What’s Cuccinelli’s involvement with Star Scientific? We’ve covered this ground before in our article “The Messy Facts in Virginia,” although there was a new wrinkle that prompted this ad.

As we’ve already reported, Cuccinelli disclosed some but not all of the gifts that he received from businessman Jonnie Williams, CEO of Star Scientific, a nutritional supplement company. Cuccinelli was cleared of criminal wrongdoing in July by state prosecutors. The state review of Cuccinelli found that he did not violate disclosure laws for failing to report the gifts and that there was “no evidence that the Attorney General in any way promoted, supported or assisted Star Scientific while he had a financial interest in the company.”
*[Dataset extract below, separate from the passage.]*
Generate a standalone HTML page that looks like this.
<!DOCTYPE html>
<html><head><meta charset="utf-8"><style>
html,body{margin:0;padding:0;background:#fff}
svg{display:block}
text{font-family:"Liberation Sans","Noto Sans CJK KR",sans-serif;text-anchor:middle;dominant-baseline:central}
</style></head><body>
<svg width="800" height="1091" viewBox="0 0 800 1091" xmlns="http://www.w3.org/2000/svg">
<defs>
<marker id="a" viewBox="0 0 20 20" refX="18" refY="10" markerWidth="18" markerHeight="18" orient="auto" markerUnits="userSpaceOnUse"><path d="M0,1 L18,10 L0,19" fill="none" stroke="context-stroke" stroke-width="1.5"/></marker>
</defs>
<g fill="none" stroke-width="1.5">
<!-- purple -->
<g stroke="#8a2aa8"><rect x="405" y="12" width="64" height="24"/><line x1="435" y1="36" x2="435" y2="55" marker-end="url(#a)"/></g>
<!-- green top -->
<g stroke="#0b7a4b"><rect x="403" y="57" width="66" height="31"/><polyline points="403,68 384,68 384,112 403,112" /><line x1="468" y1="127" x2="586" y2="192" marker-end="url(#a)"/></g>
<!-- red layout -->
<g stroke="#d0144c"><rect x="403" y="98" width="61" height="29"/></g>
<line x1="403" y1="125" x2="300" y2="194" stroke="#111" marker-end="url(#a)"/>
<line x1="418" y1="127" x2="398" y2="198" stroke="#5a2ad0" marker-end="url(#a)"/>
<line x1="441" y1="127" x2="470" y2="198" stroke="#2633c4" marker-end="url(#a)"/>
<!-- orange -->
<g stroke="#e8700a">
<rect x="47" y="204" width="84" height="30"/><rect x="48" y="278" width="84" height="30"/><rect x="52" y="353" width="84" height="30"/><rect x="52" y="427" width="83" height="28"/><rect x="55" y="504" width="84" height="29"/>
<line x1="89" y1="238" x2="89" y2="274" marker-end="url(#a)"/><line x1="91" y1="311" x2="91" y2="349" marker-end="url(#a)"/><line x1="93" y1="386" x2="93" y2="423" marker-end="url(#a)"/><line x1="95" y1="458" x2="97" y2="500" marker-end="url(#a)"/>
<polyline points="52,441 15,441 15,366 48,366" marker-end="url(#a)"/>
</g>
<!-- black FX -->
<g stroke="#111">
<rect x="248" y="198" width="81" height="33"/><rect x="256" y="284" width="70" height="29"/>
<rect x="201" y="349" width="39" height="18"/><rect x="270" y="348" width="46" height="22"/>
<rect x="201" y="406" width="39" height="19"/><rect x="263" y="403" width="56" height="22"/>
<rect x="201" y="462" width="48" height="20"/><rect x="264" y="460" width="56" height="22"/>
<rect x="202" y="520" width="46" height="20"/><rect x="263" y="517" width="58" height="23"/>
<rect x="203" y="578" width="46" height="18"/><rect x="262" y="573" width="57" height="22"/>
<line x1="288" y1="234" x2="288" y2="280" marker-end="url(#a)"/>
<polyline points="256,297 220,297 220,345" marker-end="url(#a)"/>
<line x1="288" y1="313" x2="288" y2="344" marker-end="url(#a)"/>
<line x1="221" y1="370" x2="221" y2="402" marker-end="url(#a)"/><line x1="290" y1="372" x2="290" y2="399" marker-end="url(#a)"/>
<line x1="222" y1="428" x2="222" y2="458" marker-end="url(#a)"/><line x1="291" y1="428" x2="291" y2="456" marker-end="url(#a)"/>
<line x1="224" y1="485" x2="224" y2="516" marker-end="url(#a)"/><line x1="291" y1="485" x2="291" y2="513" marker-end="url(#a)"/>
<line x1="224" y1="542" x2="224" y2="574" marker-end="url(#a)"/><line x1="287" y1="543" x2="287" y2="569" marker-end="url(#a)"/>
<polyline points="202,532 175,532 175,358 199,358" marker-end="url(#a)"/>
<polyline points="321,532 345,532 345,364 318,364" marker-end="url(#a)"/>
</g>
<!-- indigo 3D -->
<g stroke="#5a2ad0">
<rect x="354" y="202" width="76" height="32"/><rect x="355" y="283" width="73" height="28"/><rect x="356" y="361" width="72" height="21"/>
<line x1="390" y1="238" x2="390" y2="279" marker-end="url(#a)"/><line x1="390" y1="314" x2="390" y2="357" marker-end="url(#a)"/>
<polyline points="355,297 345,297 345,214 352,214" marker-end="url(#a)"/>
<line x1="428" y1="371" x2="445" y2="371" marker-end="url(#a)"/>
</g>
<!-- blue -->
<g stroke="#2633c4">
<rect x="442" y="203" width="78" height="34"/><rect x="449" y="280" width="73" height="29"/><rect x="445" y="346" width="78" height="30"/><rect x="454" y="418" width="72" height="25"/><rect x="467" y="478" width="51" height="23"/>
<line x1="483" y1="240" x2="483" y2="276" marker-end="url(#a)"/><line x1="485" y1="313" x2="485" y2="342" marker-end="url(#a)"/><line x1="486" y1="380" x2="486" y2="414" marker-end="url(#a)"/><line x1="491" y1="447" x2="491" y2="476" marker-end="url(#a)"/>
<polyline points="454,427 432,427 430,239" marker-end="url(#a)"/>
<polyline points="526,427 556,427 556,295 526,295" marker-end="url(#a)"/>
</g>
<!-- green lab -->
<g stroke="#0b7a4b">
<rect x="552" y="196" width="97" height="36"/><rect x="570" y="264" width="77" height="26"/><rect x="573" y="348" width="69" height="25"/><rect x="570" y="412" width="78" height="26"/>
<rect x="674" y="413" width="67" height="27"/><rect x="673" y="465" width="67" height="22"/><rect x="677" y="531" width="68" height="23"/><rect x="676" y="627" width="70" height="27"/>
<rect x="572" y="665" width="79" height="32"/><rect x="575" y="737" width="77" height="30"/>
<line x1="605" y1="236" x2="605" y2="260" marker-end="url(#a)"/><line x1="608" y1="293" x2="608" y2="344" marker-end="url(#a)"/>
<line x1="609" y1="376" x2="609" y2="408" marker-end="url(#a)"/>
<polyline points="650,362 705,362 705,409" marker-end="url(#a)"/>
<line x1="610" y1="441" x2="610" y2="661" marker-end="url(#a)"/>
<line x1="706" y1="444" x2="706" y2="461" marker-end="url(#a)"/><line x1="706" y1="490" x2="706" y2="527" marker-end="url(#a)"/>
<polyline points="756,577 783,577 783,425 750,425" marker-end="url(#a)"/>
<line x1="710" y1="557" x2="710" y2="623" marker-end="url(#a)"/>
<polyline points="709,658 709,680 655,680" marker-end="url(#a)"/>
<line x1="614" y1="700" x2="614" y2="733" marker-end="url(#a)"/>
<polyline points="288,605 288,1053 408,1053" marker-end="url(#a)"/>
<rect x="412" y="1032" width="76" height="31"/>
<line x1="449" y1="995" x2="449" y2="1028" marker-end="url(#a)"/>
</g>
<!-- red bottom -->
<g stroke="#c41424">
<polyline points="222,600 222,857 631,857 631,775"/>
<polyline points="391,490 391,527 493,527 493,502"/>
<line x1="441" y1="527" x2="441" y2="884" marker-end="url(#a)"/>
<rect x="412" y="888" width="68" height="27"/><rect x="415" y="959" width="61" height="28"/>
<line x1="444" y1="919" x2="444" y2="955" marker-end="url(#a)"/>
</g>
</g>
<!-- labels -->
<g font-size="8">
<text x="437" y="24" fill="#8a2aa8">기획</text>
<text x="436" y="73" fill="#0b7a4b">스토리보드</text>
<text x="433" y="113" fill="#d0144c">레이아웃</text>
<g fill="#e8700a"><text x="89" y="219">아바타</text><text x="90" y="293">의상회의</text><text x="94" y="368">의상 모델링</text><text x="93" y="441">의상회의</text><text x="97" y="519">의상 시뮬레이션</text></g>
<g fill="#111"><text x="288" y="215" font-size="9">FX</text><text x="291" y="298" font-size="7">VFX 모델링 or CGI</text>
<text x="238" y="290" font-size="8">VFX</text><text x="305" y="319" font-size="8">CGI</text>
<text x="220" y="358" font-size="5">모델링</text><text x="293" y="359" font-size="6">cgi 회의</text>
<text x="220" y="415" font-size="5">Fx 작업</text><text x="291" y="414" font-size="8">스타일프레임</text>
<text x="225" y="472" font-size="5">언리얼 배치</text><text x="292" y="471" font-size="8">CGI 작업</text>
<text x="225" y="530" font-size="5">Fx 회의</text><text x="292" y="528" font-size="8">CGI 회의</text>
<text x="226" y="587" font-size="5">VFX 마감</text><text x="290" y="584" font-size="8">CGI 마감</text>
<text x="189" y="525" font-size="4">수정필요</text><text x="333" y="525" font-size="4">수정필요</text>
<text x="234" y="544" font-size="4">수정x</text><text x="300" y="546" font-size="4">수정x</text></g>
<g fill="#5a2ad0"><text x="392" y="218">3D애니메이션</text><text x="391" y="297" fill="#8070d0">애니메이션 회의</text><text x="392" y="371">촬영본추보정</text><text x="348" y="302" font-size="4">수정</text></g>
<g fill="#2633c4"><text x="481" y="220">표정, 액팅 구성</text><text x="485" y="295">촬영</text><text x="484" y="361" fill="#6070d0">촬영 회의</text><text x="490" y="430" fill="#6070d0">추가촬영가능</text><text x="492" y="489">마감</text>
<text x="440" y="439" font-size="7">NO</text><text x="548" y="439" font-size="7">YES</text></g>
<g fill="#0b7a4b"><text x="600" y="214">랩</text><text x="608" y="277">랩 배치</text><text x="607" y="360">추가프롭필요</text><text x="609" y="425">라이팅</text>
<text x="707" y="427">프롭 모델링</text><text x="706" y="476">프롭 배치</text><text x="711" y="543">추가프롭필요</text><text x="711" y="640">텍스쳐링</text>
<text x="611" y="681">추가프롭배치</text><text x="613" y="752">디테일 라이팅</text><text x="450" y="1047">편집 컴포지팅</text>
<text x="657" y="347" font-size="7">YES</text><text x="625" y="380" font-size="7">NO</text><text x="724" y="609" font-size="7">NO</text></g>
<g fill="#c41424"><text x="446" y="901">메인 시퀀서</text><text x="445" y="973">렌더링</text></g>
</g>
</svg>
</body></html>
But Republican Gov. Bob McDonnell and his wife are under federal investigation. That probe centers on whether McDonnell offered to help Star Scientific while the governor was accepting $145,000 in gifts and money from Williams, including more than $100,000 in what McDonnell called a loan.

On Sept. 10, Cuccinelli announced he would donate more than $18,000 — the value of the gifts that he received from Williams — to charity. Local TV reporter Ryan Nobles asked Cuccinelli that day if he had been contacted by federal investigators about his connections with Williams. Here’s Cuccinelli’s response, as reported by the Washington Post, which the ad cites as the source of this claim:

Cuccinelli, Sept. 10: Yes. I was asked questions about Jonnie.
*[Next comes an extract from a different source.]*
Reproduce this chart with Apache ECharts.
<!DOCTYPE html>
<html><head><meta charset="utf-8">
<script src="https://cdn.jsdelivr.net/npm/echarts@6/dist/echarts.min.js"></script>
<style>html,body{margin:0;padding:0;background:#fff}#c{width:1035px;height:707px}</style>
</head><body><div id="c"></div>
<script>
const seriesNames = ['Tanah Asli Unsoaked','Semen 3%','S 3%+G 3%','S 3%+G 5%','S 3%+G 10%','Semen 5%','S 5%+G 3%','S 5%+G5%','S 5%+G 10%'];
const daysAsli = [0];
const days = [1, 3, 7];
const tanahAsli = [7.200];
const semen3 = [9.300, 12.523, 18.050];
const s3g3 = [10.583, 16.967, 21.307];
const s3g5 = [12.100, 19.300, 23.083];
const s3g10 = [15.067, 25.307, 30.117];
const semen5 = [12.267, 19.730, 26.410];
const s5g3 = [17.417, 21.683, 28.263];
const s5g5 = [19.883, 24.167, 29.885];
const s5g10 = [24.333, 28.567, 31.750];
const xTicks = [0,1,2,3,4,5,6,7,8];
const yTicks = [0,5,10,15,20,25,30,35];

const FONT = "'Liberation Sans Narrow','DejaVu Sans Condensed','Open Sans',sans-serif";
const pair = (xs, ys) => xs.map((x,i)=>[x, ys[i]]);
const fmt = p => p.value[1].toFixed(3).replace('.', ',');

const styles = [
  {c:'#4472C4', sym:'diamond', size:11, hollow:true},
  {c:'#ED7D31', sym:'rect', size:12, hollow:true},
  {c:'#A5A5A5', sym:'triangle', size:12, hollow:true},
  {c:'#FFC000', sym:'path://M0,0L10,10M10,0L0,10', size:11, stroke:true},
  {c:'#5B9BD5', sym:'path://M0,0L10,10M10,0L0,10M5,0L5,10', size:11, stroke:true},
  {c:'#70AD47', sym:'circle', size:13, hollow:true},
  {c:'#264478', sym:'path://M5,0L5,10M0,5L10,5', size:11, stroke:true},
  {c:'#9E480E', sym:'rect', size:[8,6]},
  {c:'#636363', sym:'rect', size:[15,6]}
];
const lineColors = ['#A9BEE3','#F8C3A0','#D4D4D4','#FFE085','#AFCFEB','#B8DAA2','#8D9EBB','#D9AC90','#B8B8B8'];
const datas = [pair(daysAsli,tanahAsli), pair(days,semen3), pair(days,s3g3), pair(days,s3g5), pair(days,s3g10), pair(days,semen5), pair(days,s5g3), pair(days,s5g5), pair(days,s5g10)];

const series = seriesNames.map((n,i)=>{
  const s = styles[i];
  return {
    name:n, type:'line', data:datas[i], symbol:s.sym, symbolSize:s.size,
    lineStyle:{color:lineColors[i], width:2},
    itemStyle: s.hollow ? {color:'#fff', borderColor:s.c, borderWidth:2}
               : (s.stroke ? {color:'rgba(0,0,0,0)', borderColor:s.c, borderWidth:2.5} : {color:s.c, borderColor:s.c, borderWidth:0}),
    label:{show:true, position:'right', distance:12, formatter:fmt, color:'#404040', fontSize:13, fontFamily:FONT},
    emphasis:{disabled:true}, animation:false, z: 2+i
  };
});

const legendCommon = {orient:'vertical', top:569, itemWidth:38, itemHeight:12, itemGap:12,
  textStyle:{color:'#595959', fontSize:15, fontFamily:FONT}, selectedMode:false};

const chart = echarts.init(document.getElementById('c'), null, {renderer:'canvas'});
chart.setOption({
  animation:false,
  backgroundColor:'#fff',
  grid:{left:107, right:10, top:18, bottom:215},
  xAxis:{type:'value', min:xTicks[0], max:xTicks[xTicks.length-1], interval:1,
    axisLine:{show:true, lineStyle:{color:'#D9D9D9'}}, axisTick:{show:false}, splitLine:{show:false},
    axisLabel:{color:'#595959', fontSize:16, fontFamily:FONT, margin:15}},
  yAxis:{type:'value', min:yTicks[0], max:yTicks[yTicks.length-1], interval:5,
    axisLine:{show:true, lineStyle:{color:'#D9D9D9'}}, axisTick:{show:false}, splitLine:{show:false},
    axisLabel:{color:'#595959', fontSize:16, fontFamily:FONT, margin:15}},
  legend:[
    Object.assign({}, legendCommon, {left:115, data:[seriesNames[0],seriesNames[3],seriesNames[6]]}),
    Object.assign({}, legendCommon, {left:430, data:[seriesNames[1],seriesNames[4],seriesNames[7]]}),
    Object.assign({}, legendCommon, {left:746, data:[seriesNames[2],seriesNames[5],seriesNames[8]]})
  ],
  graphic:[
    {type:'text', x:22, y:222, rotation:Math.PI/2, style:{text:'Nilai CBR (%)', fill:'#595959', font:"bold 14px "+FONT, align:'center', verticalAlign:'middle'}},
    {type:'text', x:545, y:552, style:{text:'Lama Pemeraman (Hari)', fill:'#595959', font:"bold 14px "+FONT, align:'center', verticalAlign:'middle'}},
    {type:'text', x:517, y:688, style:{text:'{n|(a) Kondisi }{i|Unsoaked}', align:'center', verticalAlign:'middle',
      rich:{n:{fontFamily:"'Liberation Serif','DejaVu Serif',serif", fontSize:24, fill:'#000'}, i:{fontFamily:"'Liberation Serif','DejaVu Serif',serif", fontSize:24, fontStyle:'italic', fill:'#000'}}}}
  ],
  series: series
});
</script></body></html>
Nobles: And it never led to anything further than that? They haven’t said anything since then?

Cuccinelli: No. That was months and months ago.

The Cuccinelli campaign told the Post that an FBI agent was present during the state police interview with Cuccinelli. Richmond Commonwealth’s Attorney Michael N. Herring, who oversaw the state review, told the Post that the state police report on Cuccinelli’s interview didn’t mention an FBI agent being present, but that didn’t necessarily mean that an FBI agent wasn’t there.

Herring — a Democrat — told the Post it doesn’t much matter whether Cuccinelli was questioned by the FBI or not. “I don’t see the issue here,” he said. “In my opinion, the fed focus has always been on McDonnell and Williams, and rightly so.”